** begin **

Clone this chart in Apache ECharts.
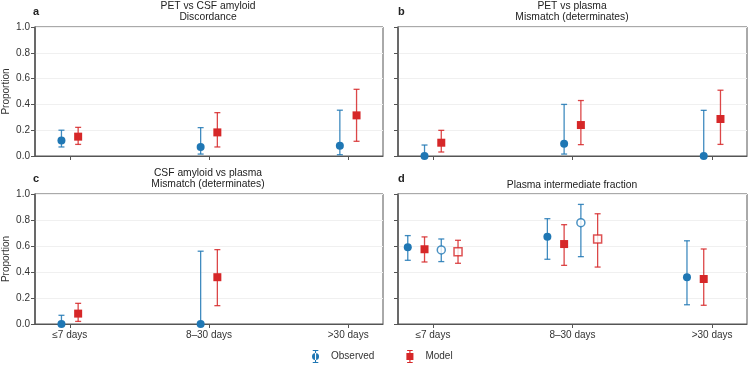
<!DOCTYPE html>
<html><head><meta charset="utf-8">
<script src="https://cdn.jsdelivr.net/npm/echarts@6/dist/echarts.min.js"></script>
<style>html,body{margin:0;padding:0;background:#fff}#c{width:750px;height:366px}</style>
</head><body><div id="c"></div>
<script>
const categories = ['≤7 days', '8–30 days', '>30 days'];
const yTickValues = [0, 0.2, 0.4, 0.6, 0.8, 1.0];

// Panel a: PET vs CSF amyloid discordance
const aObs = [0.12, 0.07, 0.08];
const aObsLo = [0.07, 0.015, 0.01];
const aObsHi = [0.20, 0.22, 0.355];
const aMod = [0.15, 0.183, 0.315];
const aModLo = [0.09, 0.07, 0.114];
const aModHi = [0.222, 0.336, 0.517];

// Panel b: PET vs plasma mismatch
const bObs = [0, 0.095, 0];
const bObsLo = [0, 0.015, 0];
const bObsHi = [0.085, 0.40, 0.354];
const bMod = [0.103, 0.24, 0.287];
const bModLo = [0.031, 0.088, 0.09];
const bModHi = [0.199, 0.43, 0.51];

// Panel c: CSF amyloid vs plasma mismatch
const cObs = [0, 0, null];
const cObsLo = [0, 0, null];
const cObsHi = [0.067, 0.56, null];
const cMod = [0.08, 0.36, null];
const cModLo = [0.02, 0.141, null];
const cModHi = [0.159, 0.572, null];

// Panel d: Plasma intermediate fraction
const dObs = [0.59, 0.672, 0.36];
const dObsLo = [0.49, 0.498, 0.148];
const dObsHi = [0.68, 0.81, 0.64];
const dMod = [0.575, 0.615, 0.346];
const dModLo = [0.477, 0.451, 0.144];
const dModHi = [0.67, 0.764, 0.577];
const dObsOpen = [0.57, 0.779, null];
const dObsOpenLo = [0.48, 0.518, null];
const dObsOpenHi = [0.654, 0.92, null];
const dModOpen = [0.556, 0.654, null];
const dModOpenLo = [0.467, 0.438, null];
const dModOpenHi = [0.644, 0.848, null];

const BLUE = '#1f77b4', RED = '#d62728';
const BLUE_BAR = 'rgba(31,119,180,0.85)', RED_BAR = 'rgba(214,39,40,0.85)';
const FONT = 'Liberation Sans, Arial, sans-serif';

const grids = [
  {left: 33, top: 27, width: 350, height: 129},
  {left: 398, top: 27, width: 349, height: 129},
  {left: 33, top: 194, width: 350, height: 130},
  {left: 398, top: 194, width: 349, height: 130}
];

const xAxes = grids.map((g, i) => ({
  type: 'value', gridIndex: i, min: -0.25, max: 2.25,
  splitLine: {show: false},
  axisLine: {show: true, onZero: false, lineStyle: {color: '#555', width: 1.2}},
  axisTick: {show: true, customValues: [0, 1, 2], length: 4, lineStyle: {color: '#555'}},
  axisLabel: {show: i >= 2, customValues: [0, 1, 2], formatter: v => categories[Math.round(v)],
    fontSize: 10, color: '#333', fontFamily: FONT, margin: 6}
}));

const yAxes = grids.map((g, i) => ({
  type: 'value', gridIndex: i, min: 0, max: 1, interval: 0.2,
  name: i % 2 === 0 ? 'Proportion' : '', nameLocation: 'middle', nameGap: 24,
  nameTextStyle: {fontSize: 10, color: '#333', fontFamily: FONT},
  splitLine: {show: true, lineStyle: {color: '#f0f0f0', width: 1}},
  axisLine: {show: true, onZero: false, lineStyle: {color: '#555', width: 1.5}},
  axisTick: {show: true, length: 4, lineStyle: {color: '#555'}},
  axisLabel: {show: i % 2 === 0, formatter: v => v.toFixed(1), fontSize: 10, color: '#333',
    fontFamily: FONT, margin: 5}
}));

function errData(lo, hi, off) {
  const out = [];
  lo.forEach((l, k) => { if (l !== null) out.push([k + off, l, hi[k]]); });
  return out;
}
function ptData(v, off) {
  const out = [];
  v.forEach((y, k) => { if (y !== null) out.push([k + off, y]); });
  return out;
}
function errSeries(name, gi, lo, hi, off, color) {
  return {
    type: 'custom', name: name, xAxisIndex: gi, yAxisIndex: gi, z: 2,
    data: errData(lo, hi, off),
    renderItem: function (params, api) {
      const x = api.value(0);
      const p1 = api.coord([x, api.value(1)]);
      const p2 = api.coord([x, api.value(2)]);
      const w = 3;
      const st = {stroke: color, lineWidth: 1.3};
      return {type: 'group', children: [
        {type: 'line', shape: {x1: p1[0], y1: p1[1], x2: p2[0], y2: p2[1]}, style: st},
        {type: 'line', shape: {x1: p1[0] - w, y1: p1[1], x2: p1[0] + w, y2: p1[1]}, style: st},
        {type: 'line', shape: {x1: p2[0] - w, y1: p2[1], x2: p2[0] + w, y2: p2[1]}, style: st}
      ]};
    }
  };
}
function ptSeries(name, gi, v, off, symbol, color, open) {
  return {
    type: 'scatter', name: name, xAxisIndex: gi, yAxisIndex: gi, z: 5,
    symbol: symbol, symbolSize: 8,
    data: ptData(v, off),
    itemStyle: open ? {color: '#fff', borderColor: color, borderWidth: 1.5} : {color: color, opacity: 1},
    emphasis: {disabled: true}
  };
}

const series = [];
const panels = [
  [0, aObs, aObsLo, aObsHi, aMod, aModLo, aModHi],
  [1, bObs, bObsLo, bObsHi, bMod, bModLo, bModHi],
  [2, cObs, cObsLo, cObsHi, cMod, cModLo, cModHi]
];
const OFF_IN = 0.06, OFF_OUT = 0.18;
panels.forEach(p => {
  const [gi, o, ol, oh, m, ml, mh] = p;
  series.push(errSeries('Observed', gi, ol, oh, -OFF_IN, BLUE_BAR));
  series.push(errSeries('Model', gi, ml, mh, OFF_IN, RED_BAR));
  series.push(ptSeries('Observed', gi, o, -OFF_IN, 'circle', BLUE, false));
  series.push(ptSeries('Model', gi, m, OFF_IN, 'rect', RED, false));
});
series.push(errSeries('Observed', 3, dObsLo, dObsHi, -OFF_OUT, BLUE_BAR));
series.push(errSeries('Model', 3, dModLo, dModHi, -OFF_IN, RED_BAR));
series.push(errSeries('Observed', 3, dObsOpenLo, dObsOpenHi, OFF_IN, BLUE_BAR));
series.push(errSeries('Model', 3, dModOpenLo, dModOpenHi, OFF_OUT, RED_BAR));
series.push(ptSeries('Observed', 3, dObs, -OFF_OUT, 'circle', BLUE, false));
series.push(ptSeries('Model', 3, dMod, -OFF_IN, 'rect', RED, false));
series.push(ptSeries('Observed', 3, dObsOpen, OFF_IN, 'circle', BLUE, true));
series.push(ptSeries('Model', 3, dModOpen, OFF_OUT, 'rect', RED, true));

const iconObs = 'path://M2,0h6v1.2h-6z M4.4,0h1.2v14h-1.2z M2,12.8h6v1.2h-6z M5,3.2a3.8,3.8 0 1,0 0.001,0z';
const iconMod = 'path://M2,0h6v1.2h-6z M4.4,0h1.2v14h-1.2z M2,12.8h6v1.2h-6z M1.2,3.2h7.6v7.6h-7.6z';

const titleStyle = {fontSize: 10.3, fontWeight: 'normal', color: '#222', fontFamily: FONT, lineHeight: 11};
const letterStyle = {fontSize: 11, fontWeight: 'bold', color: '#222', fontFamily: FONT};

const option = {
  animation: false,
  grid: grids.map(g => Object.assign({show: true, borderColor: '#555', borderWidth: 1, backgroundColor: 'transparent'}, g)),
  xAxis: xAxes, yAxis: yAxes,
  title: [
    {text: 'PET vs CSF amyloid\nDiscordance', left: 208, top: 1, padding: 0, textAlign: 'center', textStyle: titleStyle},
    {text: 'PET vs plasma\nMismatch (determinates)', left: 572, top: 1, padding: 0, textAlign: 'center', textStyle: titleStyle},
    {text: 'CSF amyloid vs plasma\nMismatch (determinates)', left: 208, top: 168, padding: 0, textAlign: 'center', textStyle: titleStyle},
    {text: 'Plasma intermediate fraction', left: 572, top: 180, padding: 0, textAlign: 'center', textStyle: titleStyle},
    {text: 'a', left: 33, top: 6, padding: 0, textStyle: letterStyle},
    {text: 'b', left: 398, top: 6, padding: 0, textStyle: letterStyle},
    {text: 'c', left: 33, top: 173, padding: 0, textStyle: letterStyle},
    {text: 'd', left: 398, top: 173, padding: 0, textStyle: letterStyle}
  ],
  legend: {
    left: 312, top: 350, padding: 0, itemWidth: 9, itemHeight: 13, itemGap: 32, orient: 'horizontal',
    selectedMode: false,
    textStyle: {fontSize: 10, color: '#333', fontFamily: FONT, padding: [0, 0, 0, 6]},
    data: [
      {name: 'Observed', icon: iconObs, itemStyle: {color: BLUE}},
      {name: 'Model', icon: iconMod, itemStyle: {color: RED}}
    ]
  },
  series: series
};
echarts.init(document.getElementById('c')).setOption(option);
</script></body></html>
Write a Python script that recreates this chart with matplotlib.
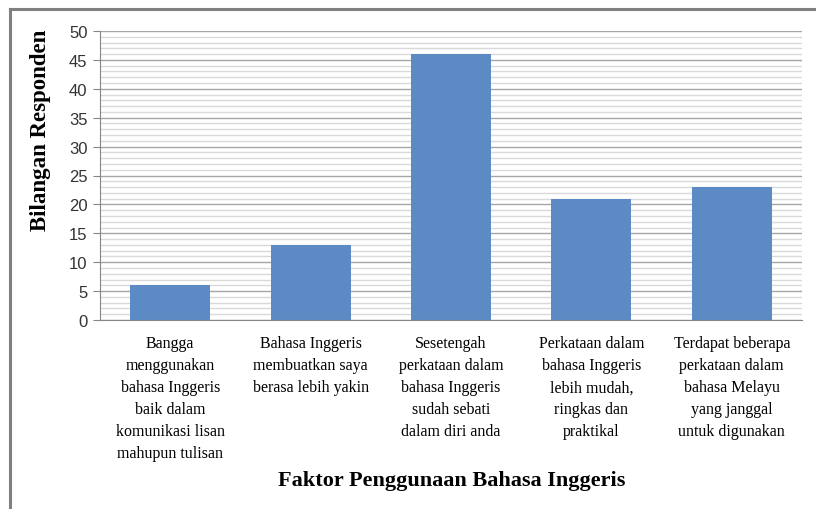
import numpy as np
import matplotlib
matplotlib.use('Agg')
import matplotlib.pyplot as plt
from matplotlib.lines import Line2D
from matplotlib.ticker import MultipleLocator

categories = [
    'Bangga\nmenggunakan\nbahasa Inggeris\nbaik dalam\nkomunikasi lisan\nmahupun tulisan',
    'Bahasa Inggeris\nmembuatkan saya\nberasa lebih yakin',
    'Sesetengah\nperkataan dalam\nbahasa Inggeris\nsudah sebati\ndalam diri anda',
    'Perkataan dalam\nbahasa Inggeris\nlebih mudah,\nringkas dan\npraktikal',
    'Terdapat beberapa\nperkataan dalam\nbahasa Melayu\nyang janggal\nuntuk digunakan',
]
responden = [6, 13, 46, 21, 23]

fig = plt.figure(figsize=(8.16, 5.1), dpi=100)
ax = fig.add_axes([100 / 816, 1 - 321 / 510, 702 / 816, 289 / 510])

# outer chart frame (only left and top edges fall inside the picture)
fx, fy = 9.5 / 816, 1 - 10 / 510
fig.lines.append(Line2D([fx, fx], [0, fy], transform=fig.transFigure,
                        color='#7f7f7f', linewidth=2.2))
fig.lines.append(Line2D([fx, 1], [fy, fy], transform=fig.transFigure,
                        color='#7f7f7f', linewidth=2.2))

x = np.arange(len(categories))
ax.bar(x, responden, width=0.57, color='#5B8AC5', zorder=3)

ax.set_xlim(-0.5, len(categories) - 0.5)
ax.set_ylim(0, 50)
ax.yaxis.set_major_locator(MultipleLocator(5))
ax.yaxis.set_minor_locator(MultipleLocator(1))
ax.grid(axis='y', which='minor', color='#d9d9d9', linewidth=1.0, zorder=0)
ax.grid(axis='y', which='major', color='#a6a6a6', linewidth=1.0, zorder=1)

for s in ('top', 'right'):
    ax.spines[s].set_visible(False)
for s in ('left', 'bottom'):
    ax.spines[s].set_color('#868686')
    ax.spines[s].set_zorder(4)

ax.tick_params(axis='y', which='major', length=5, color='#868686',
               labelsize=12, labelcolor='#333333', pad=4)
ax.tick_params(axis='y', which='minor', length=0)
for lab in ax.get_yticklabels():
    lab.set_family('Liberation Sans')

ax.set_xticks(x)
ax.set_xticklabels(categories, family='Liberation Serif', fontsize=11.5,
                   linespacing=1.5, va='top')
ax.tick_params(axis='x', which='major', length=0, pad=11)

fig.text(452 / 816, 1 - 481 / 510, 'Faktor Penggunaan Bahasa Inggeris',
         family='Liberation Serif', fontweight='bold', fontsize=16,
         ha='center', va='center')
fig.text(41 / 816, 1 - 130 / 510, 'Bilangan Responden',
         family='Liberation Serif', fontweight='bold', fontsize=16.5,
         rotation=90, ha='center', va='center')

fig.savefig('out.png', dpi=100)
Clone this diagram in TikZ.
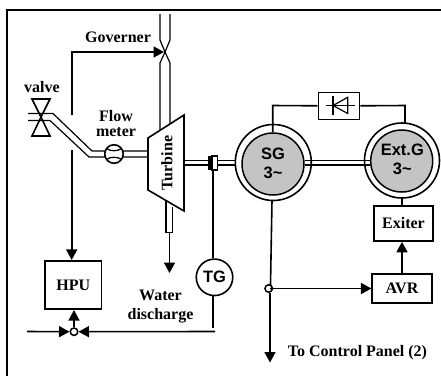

** end **

### WHAT IS NEEDED
Make an exact copy of the lines from the one holding "Write a Python" through the one holding "from matplotlib.ticker import MultipleLocator", end lines included, without the pictures.

### WRITTEN SOLUTION
Write a Python script that recreates this chart with matplotlib.
import numpy as np
import matplotlib
matplotlib.use('Agg')
import matplotlib.pyplot as plt
from matplotlib.lines import Line2D
from matplotlib.ticker import MultipleLocator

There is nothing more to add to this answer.